What Will Sustain Bitcoin’s Price Breakout?
March 5 2026
Bitcoin (BTC) surged 8 % on Wednesday, climbing past the $73,000 mark – a level that has repeatedly halted the cryptocurrency’s rally over the past three weeks. While the price jump has sparked optimism, analysts agree that a durable breakout hinges on a handful of technical and on‑chain factors that must align.
Key Takeaways
- Profit‑taking pressure near $70 k must be absorbed for a sustained upward move.
- Holding the $68 k‑$70 k zone is critical; a decisive close above $70 k would confirm a stronger recovery.
- On‑chain metrics – notably realized profit spikes and short‑term holder cost‑basis clusters – indicate that buying pressure needs to outweigh selling pressure in the near term.
- Risk sentiment is softening; a shift to a low‑risk environment could unlock the next bullish leg, with analysts eyeing $83 k‑$110 k as longer‑term targets.
Profit‑Taking Remains the Main Brake
Glassnode’s on‑chain data shows that each time the 12‑hour simple moving average (SMA) of the net realized profit‑and‑loss metric spikes above roughly $5 million per hour, price action stalls around the $69,400–$70,000 region. Those spikes reflect a wave of sellers realizing gains as the market approaches a psychological barrier, creating a thin‑liquidity environment that quickly absorbs upward momentum.
To keep the price above $70 k, the market will need to digest these profit‑taking bursts without triggering a sharp reversal. In practice, this means that new buying must be strong enough to offset the realized profit pressure that has historically capped the rally.
Support Levels and Moving Averages
The 200‑day exponential moving average (EMA) at about $68,000 has emerged as a pivotal reference point. Analyst Rekt Capital notes that the EMA currently behaves more like resistance; a clean retest and subsequent hold above it would suggest the market is capable of sustaining higher prices.
Conversely, analyst Ted Pillows argues that a daily close above $70,000 would be a positive signal for the broader market. Failing to maintain that level could see Bitcoin fall back into the $65,000‑$66,000 support zone, where earlier lows have previously found footing.
Short‑Term Holder Distribution
Glassnode’s short‑term holder (STH) cost‑basis heatmap reveals that the largest concentration of recently acquired BTC sits just below $70,000, with roughly 230,000 coins bought in the past month. This cluster creates a supply wall: price moves above the cluster could force holders to hold longer, reducing immediate sell pressure. Conversely, a dip below $70,000 may prompt a wave of liquidation from those investors, amplifying downside risk.
Risk Sentiment and Market Catalysts
Swissblock’s Bitcoin risk index, which recently peaked at an extreme “risk‑on” level of 100, is showing a gradual decline. The firm suggests that a return to a lower‑risk environment could catalyze a new bullish leg, with early price targets around $83,000 and a possible extension toward $110,000 if risk appetite continues to improve.

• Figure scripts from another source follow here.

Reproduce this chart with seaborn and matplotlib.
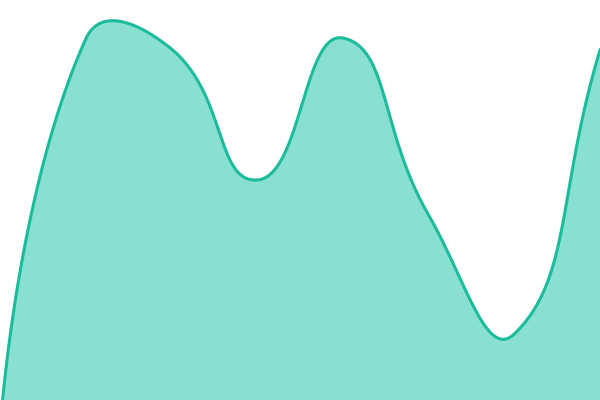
import numpy as np
import pandas as pd
import seaborn as sns
import matplotlib
matplotlib.use("Agg")
import matplotlib.pyplot as plt

# data (0..400 value range)
categories = ["A", "B", "C", "D", "E", "F", "G", "H"]
values = [-30, 361, 351, 220, 362, 185, 66, 350]

LINE_COLOR = "#1abc9c"
FILL_COLOR = "#8ae0d0"

"""
smooth_curve: bezier smoothing like echarts' smooth line

arguments:
    xs:     positions (pixel-ish units)
    ys:     values
    smooth: float
"""
def smooth_curve(xs, ys, smooth=0.5, steps=60):
    n = len(xs)
    out_x, out_y = [xs[0]], [ys[0]]
    cp0 = (xs[0], ys[0])
    for i in range(1, n):
        x, y = xs[i], ys[i]
        px, py = xs[i - 1], ys[i - 1]
        if i + 1 < n:
            nx, ny = xs[i + 1], ys[i + 1]
        else:
            nx, ny = x, y
        vx, vy = nx - px, ny - py
        len_prev = np.hypot(x - px, y - py)
        len_next = np.hypot(nx - x, ny - y)
        ratio = len_next / (len_next + len_prev) if (len_next + len_prev) else 0
        cp1 = (x - vx * smooth * (1 - ratio), y - vy * smooth * (1 - ratio))
        next_cp0 = (x + vx * smooth * ratio, y + vy * smooth * ratio)
        t = np.linspace(0, 1, steps)[1:]
        bx = ((1 - t) ** 3 * px + 3 * (1 - t) ** 2 * t * cp0[0]
              + 3 * (1 - t) * t ** 2 * cp1[0] + t ** 3 * x)
        by = ((1 - t) ** 3 * py + 3 * (1 - t) ** 2 * t * cp0[1]
              + 3 * (1 - t) * t ** 2 * cp1[1] + t ** 3 * y)
        out_x.extend(bx)
        out_y.extend(by)
        cp0 = next_cp0
    return np.array(out_x), np.array(out_y)


step = 600 / (len(categories) - 1)
xs = np.arange(len(categories)) * step
cx, cy = smooth_curve(xs, np.array(values, dtype=float))
curve = pd.DataFrame({"x": cx, "y": cy})

fig = plt.figure(figsize=(6, 4), dpi=100)
ax = fig.add_axes([0, 0, 1, 1])
ax.fill_between(curve["x"], curve["y"], -100, color=FILL_COLOR, linewidth=0)
sns.lineplot(data=curve, x="x", y="y", ax=ax, color=LINE_COLOR, linewidth=2.2,
             sort=False, estimator=None)
ax.set_xlim(0, 600)
ax.set_ylim(0, 400)
ax.axis("off")
fig.savefig("out.png", dpi=100)
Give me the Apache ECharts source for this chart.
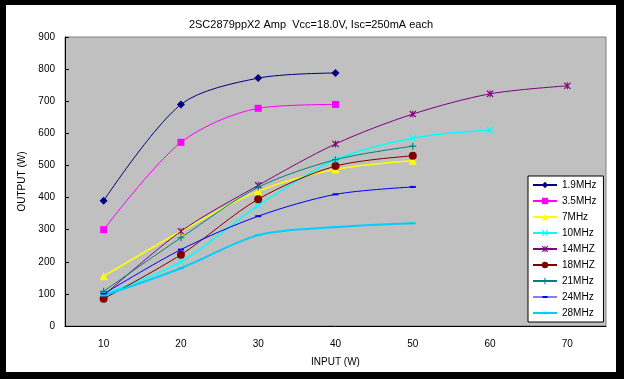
<!DOCTYPE html>
<html>
<head>
<meta charset="utf-8">
<script src="https://cdn.jsdelivr.net/npm/echarts@6/dist/echarts.min.js"></script>
<style>
html,body{margin:0;padding:0;background:#000;width:624px;height:379px;overflow:hidden;}
#chart{position:absolute;left:6px;top:5px;width:610px;height:367px;background:#fff;}
</style>
</head>
<body>
<div id="chart"></div>
<script>
const categories = ['10','20','30','40','50','60','70'];
const seriesNames = ['1.9MHz','3.5MHz','7MHz','10MHz','14MHZ','18MHZ','21MHz','24MHz','28MHz'];
const s19 = [390, 690, 772, 788];
const s35 = [300, 572, 678, 690];
const s7  = [155, 295, 420, 488, 515];
const s10 = [100, 200, 375, 518, 585, 610];
const s14 = [95, 295, 438, 567, 660, 723, 748];
const s18 = [85, 222, 395, 498, 530];
const s21 = [108, 275, 432, 518, 560];
const s24 = [100, 238, 342, 410, 433];
const s28 = [95, 180, 283, 308, 320];
const yTicks = {min: 0, max: 900, interval: 100};

const dataList = [s19, s35, s7, s10, s14, s18, s21, s24, s28];
const colors = ['#000080','#FF00FF','#FFFF00','#00FFFF','#800080','#800000','#008080','#0000FF','#00CCFF'];
const xPath = 'path://M0,1.2L1.2,0L5,3.8L8.8,0L10,1.2L6.2,5L10,8.8L8.8,10L5,6.2L1.2,10L0,8.8L3.8,5Z';
const starPath = 'path://M0,1.2L1.2,0L5,3.8L8.8,0L10,1.2L6.2,5L10,8.8L8.8,10L5,6.2L1.2,10L0,8.8L3.8,5Z M4.3,0L5.7,0L5.7,10L4.3,10Z';
const plusPath = 'path://M4.2,0L5.8,0L5.8,10L4.2,10Z M0,4.2L10,4.2L10,5.8L0,5.8Z';
const dashIcon24 = 'path://M0,0M24,8M0,3.5L24,3.5L24,4.5L0,4.5Z M9.5,3L14.5,3L14.5,5L9.5,5Z';
const dashIcon28 = 'path://M0,0M24,8M0,3L24,3L24,5L0,5Z M9.5,2.7L14.5,2.7L14.5,5.3L9.5,5.3Z';
const symbols = ['diamond','rect','triangle',xPath,starPath,'circle',plusPath,'rect','rect'];
const sizes = [8,7,8,7,7,8,7,[6,2],[6,2]];
const widths = [1,1,1.5,1.5,1,1,1,1,2];

const series = seriesNames.map((n,i)=>({
  name: n,
  type: 'line',
  data: dataList[i],
  smooth: 0.3,
  symbol: symbols[i],
  symbolSize: sizes[i],
  showSymbol: true,
  lineStyle: {color: colors[i], width: widths[i]},
  itemStyle: {color: colors[i], borderWidth: 0},
  emphasis: {disabled: true}
}));

const legendData = seriesNames.map((n,i)=> i === 7 ? {name: n, icon: dashIcon24} : (i === 8 ? {name: n, icon: dashIcon28} : {name: n}));

const chart = echarts.init(document.getElementById('chart'));
chart.setOption({
  animation: false,
  textStyle: {fontFamily: 'Liberation Sans, Arial, sans-serif'},
  title: {
    text: '2SC2879ppX2 Amp  Vcc=18.0V, Isc=250mA each',
    left: 'center', top: 9,
    textStyle: {fontSize: 11, fontWeight: 'normal', color: '#000'}
  },
  grid: {
    left: 59, top: 32, right: 10, bottom: 44,
    show: true, backgroundColor: '#C0C0C0', borderColor: '#808080', borderWidth: 1
  },
  legend: {
    orient: 'vertical',
    left: 522, top: 171,
    backgroundColor: '#fff', borderColor: '#000', borderWidth: 1,
    padding: [3, 7, 3, 4],
    itemWidth: 24, itemHeight: 8, itemGap: 4,
    textStyle: {fontSize: 10, color: '#000', lineHeight: 12},
    data: legendData
  },
  xAxis: {
    type: 'category',
    data: categories,
    boundaryGap: true,
    name: 'INPUT (W)',
    nameLocation: 'middle',
    nameGap: 31,
    nameTextStyle: {fontSize: 10, color: '#000'},
    axisLine: {lineStyle: {color: '#000'}},
    axisTick: {show: false},
    axisLabel: {fontSize: 10, color: '#000', margin: 13}
  },
  yAxis: {
    type: 'value',
    min: yTicks.min, max: yTicks.max, interval: yTicks.interval,
    name: 'OUTPUT (W)',
    nameLocation: 'middle',
    nameGap: 33,
    nameTextStyle: {fontSize: 10, color: '#000'},
    axisLine: {show: true, lineStyle: {color: '#000'}},
    axisTick: {show: true, inside: true, length: 4, lineStyle: {color: '#000'}},
    splitLine: {show: false},
    axisLabel: {fontSize: 10, color: '#000', margin: 10}
  },
  series: series
});
</script>
</body>
</html>
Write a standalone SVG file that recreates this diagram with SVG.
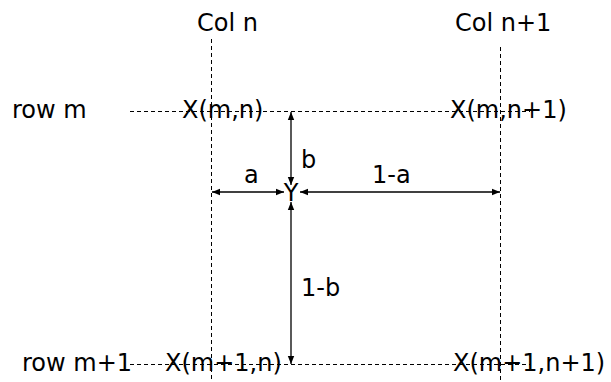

Additional market dynamics that are tilting the odds in Bitcoin’s favor include:
- Compressed volatility – narrower price swings are reducing the likelihood of abrupt reversals.
- Increasing inflows into Bitcoin ETFs – steady institutional demand adds a layer of support.
- A shrinking Coinbase discount – the narrowing spread between Coinbase’s spot price and the broader market hints at improved liquidity and market confidence.
These factors collectively suggest that the downtrend that dominated much of 2025 may be losing steam, opening the door for a short‑term rebound.
Technical Outlook
On the chart, Bitcoin is forming a symmetrical triangle with a resistance line anchored near $70,000. A decisive breakout above this line would validate the pattern and could propel the price toward the $75,000‑$80,000 range by month‑end, according to recent technical assessments. Failure to break out may result in a retest of the $68,000 EMA and, if that support is breached, a slide back toward the $65,000 corridor.
Bottom Line
Bitcoin’s recent climb past $73,000 has reignited speculation about a new rally, but the price’s durability hinges on several intertwined elements:
- Absorbing profit‑taking pressure around the $70,000 threshold.
- Maintaining support between $68,000 and $70,000, particularly a clean close above $70,000.
- Navigating the short‑term holder cost‑basis wall to avoid a swift supply‑driven drop.
- Benefiting from a softer risk environment that could unleash further buying from institutional and retail participants.
If these conditions coalesce, Bitcoin could see a sustained breakout, potentially testing the $75,000 level in the coming weeks and laying the groundwork for longer‑term moves toward $80,000‑$110,000. Conversely, any breach of the $68,000‑$70,000 support zone may prompt a corrective phase, with the market re‑testing lower‑level supports around $65,000.
The information presented is for educational purposes only and does not constitute investment advice. Readers should conduct their own research before making any trading decisions.